Recorded data
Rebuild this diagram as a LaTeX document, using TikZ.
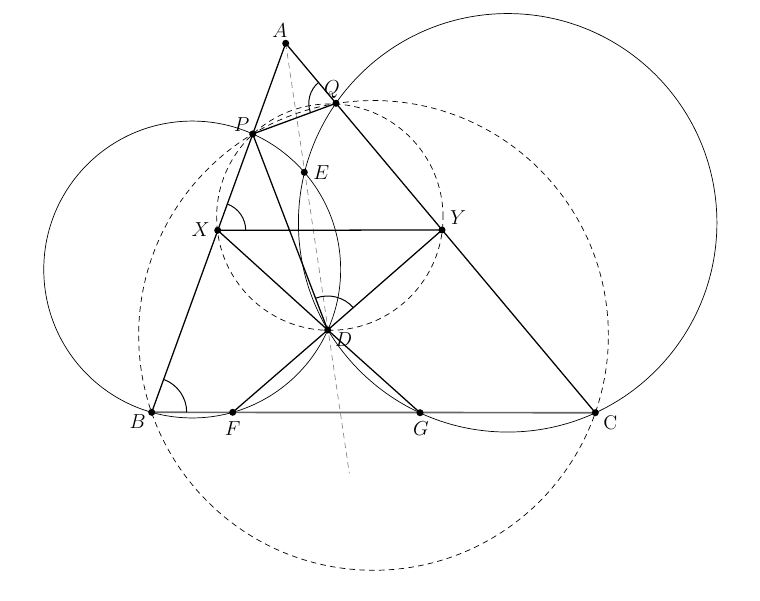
\documentclass[tikz,border=0pt]{standalone}
\usetikzlibrary{angles}

\tikzset{
	dot/.style={circle,fill=black,inner sep=0,minimum size=5pt},
	lbl/.style={font=\fontsize{14}{16}\selectfont,inner sep=0},
	seg/.style={line width=.9pt},
	circ/.style={line width=.5pt},
	dcirc/.style={line width=.5pt,dash pattern=on 4pt off 3pt},
	angarc/.style={draw,line width=.7pt}
}

\begin{document}
\begin{tikzpicture}[x=.025cm,y=-.025cm]
\useasboundingbox (0,0) rectangle (760,600);
% points
\coordinate (A) at (285.7,43.3);
\coordinate (Q) at (336,103.3);
\coordinate (P) at (252.7,134);
\coordinate (E) at (304.3,172.3);
\coordinate (X) at (217.7,230.3);
\coordinate (Y) at (442,230);
\coordinate (D) at (327.7,330);
\coordinate (B) at (151.7,412.3);
\coordinate (F) at (232.7,412.3);
\coordinate (G) at (420,412.7);
\coordinate (C) at (595.3,412.7);
\coordinate (T) at (349.3,473.3);
% circles
\draw[circ] (192.2,269.5) circle[radius=3.71cm];
\draw[circ] (507.65,222.8) circle[radius=5.23cm];
\draw[dcirc] (329.85,217.1) circle[radius=2.83cm];
\draw[dcirc] (373.5,335.4) circle[radius=5.87cm];
\draw[gray,line width=.45pt,dash pattern=on 4pt off 3pt] (A)--(T);
% triangle and segments
\draw[black!60,line width=1.2pt] (B)--(C);
\draw[seg] (B)--(A)--(C) (P)--(Q) (X)--(Y) (X)--(D)--(Y) (P)--(D) (F)--(D)--(G);
% angles
\pic[angarc,angle radius=.875cm]{angle=C--B--A};
\pic[angarc,angle radius=.7cm]{angle=Y--X--A};
\pic[angarc,angle radius=.68cm]{angle=A--Q--P};
\pic[angarc,angle radius=.85cm]{angle=Y--D--P};
% dots
\foreach \p in {A,Q,P,E,X,Y,D,B,F,G,C}
	\node[dot] (n\p) at (\p) {};
% labels
\node[lbl] (lA) at ([shift={(-6,-13)}]A) {$A$};
\node[lbl] (lQ) at ([shift={(-4,-14)}]Q) {$Q$};
\node[lbl] (lP) at ([shift={(-11,-9)}]P) {$P$};
\node[lbl] (lE) at ([shift={(17,0)}]E) {$E$};
\node[lbl] (lX) at ([shift={(-17,-1)}]X) {$X$};
\node[lbl] (lY) at ([shift={(16,-12)}]Y) {$Y$};
\node[lbl] (lD) at ([shift={(16,10)}]D) {$D$};
\node[lbl] (lB) at ([shift={(-14,9)}]B) {$B$};
\node[lbl] (lF) at ([shift={(0,16)}]F) {$F$};
\node[lbl] (lG) at ([shift={(1,16)}]G) {$G$};
\node[lbl] (lC) at ([shift={(15,10)}]C) {C};
\end{tikzpicture}
\end{document}
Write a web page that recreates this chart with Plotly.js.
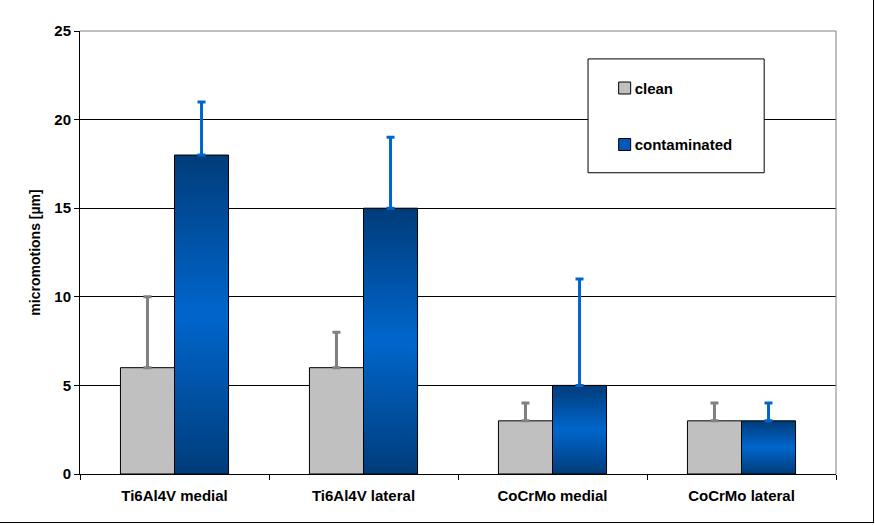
<!DOCTYPE html>
<html>
<head>
<meta charset="utf-8">
<script src="https://cdn.plot.ly/plotly-3.0.1.min.js"></script>
<style>
html,body{margin:0;padding:0;background:#fff;}
#wrap{position:relative;width:875px;height:525px;}
#chart{width:875px;height:525px;}
#frame{position:absolute;left:0;top:0;width:873px;height:522px;border-right:1px solid #000;border-bottom:1px solid #000;pointer-events:none;}
</style>
</head>
<body>
<div id="wrap"><div id="chart"></div><div id="frame"></div></div>
<script>
const categories = ["Ti6Al4V medial", "Ti6Al4V lateral", "CoCrMo medial", "CoCrMo lateral"];
const cleanValues = [6, 6, 3, 3];
const cleanErrors = [4, 2, 1, 1];
const contaminatedValues = [18, 15, 5, 3];
const contaminatedErrors = [3, 4, 6, 1];
const yTicks = [0, 5, 10, 15, 20, 25];

const fam = "Liberation Sans, Arial, sans-serif";
const font = {family: fam, size: 14, color: "#000"};

const traces = [
  {
    type: "bar", name: "clean", x: categories, y: cleanValues,
    legendgroup: "a",
    marker: {color: "#c0c0c0", line: {color: "#000", width: 1}},
    error_y: {type: "data", symmetric: false, array: cleanErrors, arrayminus: [0,0,0,0], color: "#808080", thickness: 3, width: 4}
  },
  {
    type: "bar", name: "contaminated", x: categories, y: contaminatedValues,
    legendgroup: "b",
    marker: {color: "#0058b8", line: {color: "#000", width: 1}},
    error_y: {type: "data", symmetric: false, array: contaminatedErrors, arrayminus: [0,0,0,0], color: "#0066cc", thickness: 3, width: 4}
  }
];

const layout = {
  width: 875, height: 525,
  margin: {l: 80, r: 39, t: 31, b: 51},
  paper_bgcolor: "#fff", plot_bgcolor: "#fff",
  font: font,
  barmode: "group", bargap: 0.428, bargroupgap: 0,
  showlegend: true,
  legend: {
    x: 0.694, y: 0.908, xanchor: "left", yanchor: "top",
    bgcolor: "rgba(0,0,0,0)", borderwidth: 0,
    font: {family: fam, size: 15, color: "#000", weight: "bold"},
    tracegroupgap: 34, traceorder: "grouped"
  },
  xaxis: {
    type: "category", showgrid: false, showline: true, linecolor: "#000", linewidth: 1,
    ticks: "outside", tickson: "boundaries", ticklen: 5, tickcolor: "#000",
    ticklabelstandoff: 8,
    tickfont: {family: fam, size: 15, color: "#000", weight: "bold"},
    fixedrange: true
  },
  yaxis: {
    range: [0, 25], tickvals: yTicks, ticktext: yTicks.map(String),
    showgrid: true, gridcolor: "#000", gridwidth: 1,
    showline: true, linecolor: "#000", linewidth: 1,
    ticks: "outside", ticklen: 5, tickcolor: "#000",
    tickfont: {family: fam, size: 15, color: "#000", weight: "bold"},
    zeroline: false,
    title: {text: "micromotions [µm]", font: {family: fam, size: 14, color: "#000", weight: "bold"}, standoff: 10},
    fixedrange: true
  },
  shapes: [
    {type: "line", xref: "paper", yref: "paper", x0: 0, x1: 1, y0: 1, y1: 1, line: {color: "#808080", width: 1}, layer: "above"},
    {type: "line", xref: "paper", yref: "paper", x0: 1, x1: 1, y0: 0, y1: 1, line: {color: "#808080", width: 1}, layer: "above"},
    {type: "rect", xref: "paper", yref: "paper", x0: 0.672, x1: 0.905, y0: 0.68, y1: 0.937, fillcolor: "#fff", line: {color: "#000", width: 1}, layer: "above"}
  ]
};

Plotly.newPlot("chart", traces, layout, {staticPlot: true, displayModeBar: false}).then(function(gd){
  const svg = gd.querySelector(".main-svg");
  let defs = svg.querySelector("defs");
  const ns = "http://www.w3.org/2000/svg";
  const grad = document.createElementNS(ns, "linearGradient");
  grad.setAttribute("id", "blueGrad");
  grad.setAttribute("x1", "0"); grad.setAttribute("y1", "0");
  grad.setAttribute("x2", "0"); grad.setAttribute("y2", "1");
  [["0", "#003c7a"], ["0.5", "#0066cc"], ["1", "#003c7a"]].forEach(function(s){
    const st = document.createElementNS(ns, "stop");
    st.setAttribute("offset", s[0]); st.setAttribute("stop-color", s[1]);
    grad.appendChild(st);
  });
  defs.appendChild(grad);
  const barTraces = gd.querySelectorAll(".barlayer .trace.bars");
  if (barTraces[1]) {
    barTraces[1].querySelectorAll(".point path").forEach(function(p){ p.style.fill = "url(#blueGrad)"; });
  }
  // tighten gap between legend symbol and text
  gd.querySelectorAll(".legend .legendtext").forEach(function(t){
    const x = parseFloat(t.getAttribute("x")) || 40;
    t.setAttribute("x", x - 10);
  });
});
</script>
</body>
</html>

- Exercise brief
Find how many lines of the listing include the string "chart" and give that number, nothing else.

- Response to this task
4